After her husband died, Michelle promised always to remember him. She decided to turn her grief into something positive by finding ways to remember her fallen husband.

Michelle Nicholas reads a passage out of her husband's
Bible during the service. (Photo by Kenny Kemp)

She single-handedly organized Tuesday's memorial service and had a memorial statue commissioned by a former Disney artist. The life-size statute, 6 feet tall and 4 feet wide, stands near Jamie Nicholas' grave in a family cemetery off Horse Fork Road in Clay County.

"When Jamie passed, she didn't have as much confusion people normally do when someone passes away," said family friend Michael Spencer. "When she decided she was going to honor and remember him, it was like she was traveling down a familiar path."

Spencer, who is writing a book about the 32-year-old Clay County native called "The Life and Death of El Diablo Blanco," said he has never known anyone like Michelle.

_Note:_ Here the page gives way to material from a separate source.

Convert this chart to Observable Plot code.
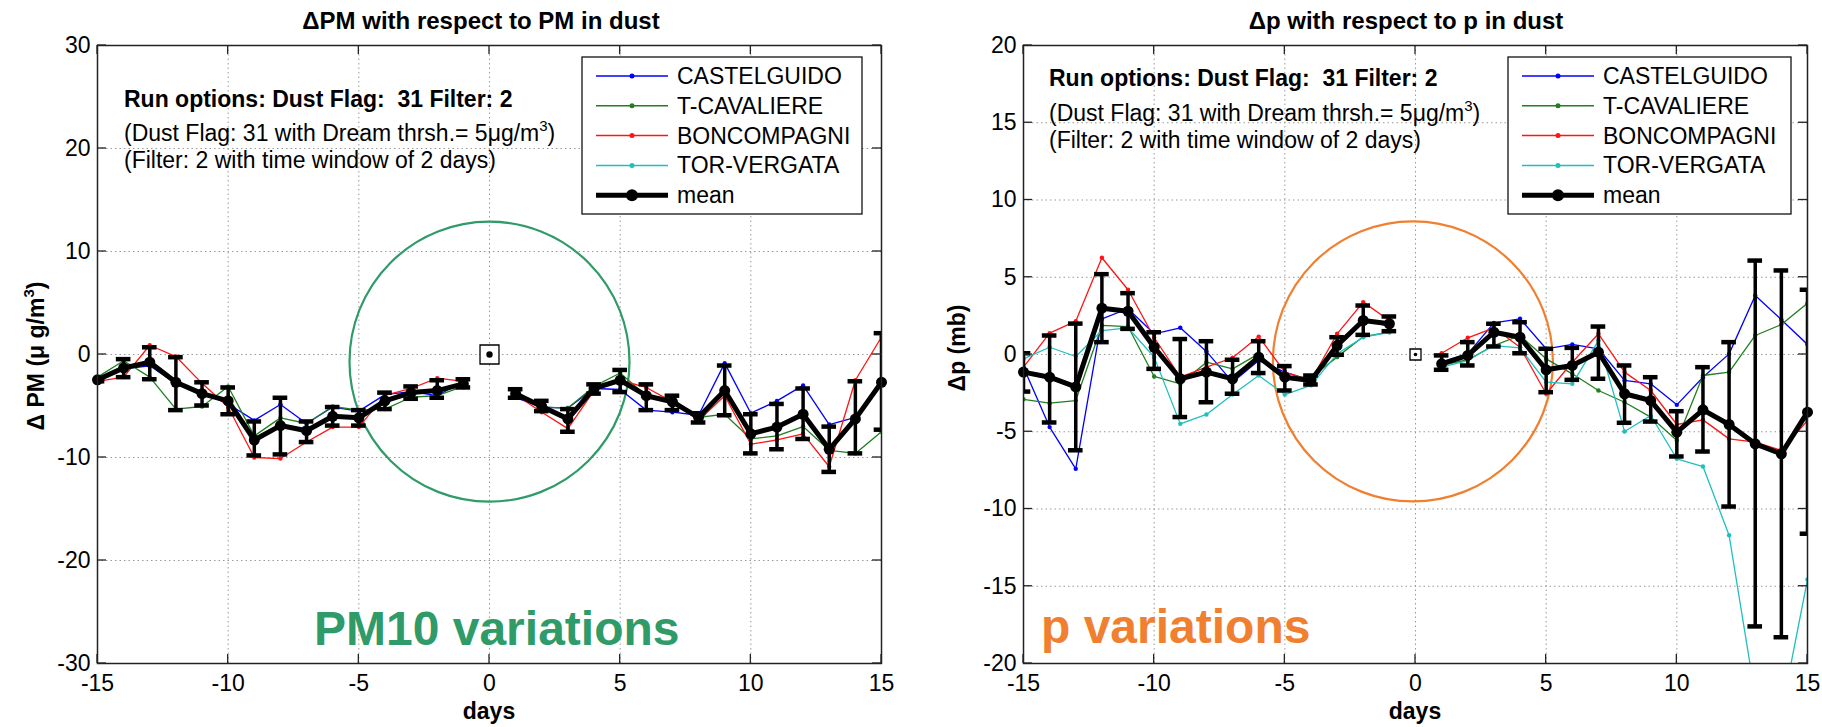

"She took a full frontal attack on her grieving," he said. "She's tough."

Family, friends and veterans walk a mile to
Nicholas' gravesite. (Photo by Kenny Kemp)

Michelle also invited the Patriot Guard, a motorcycle guard made up of war veterans who ride across the country to attend and honor military funerals, to Tuesday's ceremony. The veterans lined the one-mile dirt road through the woods to the mountaintop graveyard where Jamie's memorial sits, holding American flags and saluting Jamie's loved ones as they walked by.

Michelle, a former police officer and personal trainer with a black belt in karate, joined the Patriot Guard after Jamie was killed.

"She really loves her husband," Spencer said. "It will be interesting in what she does with herself over the next few years. She can't sit still. She has to be going.

"I know she is going to help a lot of people."

Michelle said that losing her husband has changed how she looks at life.

"When I look at the American flag, I think differently about it than a year ago," Michelle said. "When I watch the flag wave, I think of what Jamie gave."

For her, the flag represents Jamie's lifer as a solider, from the blue standing for his vigilance, the white for freedom and the red for valor.

Jamie not only touched the lives of his family, but those he worked with in the Army.

"A year has passed. Time seems to have stood still, or moved in slow motion," said Jamie's detachment commander, Maj. Aaron Bush. "It's funny how a slight change in the season can make you recall aspects of your life."

Bush said Jamie Nicholas was the life of the team, and was the unit's Swiss Army Knife.

"He always had the tool to fix something, or knew what direction to go in," he said.

When Jamie, a 14-year Army veteran, decided to go into the Special Forces as a Green Beret, he worked for months and months, preparing and learning, Michelle said.

"He was always up for a challenge. Whatever the next level was, he would take it on," she said. "I remember he had to learn Spanish as his language. That was the roughest challenge he went through. He would watch Spanish soap operas and try to pick up on the languages."

Michelle remembered how Jamie used to always surprise her at work with silly gifts or flowers, just to remind her that he loved her.

"He used to love to go to Home Depot. He'd come home and pull into the garage and yell into the house, 'Honey, come here I got you a present,'" she said. "So I'd be curious and go outside and he'd say 'look honey, I got you a toilet.'"

The sense of humor was one of the reasons she fell in love with her husband, she said. "His laugh would always make me smile," she said.

Although she doesn't feel calm or collected every day since her husband's death, she says she knows he is in heaven watching her.

"Do not shed tears for me because I am gone, but smile because I lived," Michelle read at the gravesite on front of Jamie's memorial statue. "You can remember me and grieve that I have gone, or cherish my memory and let it live on."

And Michelle Nicholas vows to do just that.